New pension restrictions prompt fears of tax return bottleneck

Savers with incomes of over £150,000 who have inadvertently overpaid as part of their restricted pension contributions are facing surprise tax bills, as the deadline for filing tax returns for 2016/17 looms at the end of January.

New data from the ONS has shown that 131,000 employees earn over £150,000.

Additionally, highly complex rules mean far more people will be impacted than just these employees, as income from other sources like dividends, property and interest are also included, as well employer pension contributions.

Around 364,000 people could be impacted when other income is included. Upwards of 11 million tax returns are due to be completed, with 18% expected to be filed in January based on previous history.

Hargreaves Lansdown senior pension analyst Nathan Long said: “The rules for higher earners wanting to pay into pensions are now fiendishly complex. We expect the last minute rush to file tax returns will leave many realising they face a tax bill courtesy of the latest raid on pensions.

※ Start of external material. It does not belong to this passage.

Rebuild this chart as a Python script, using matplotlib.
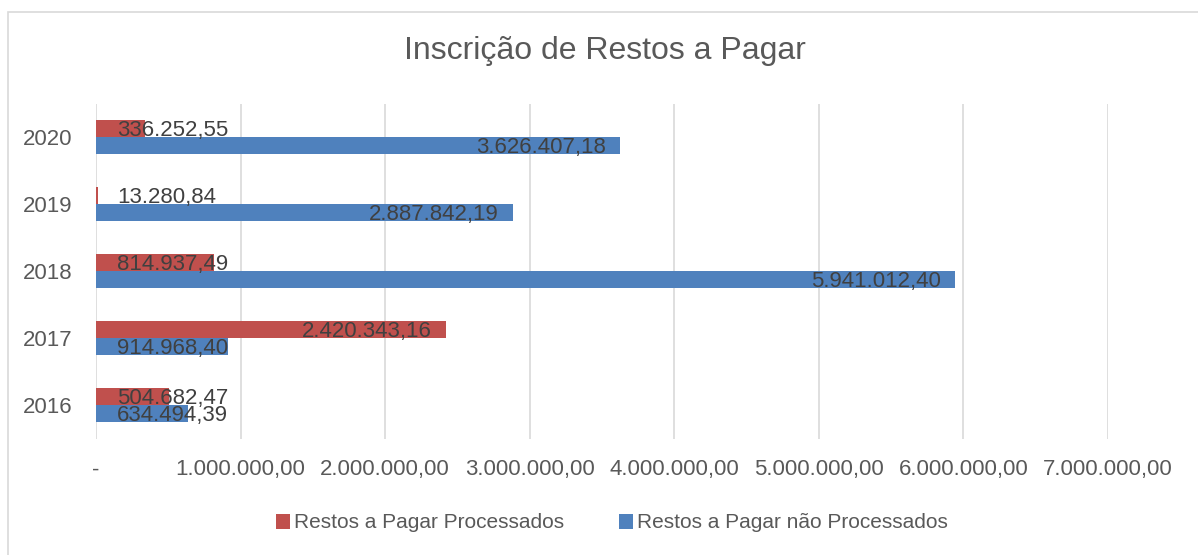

“Employers in London in particular look set to be inundated with queries from higher earners who are facing up to a tax charge. This huge disruption based on a small number of people really highlights the need for wider reform to pension taxation, as opposed to the continued salami slicing we have seen in the past.

“Governments and regulators must realise that while these rules impact on higher earners only, the trickle down complexity to all pension savers is a very high price to pay.”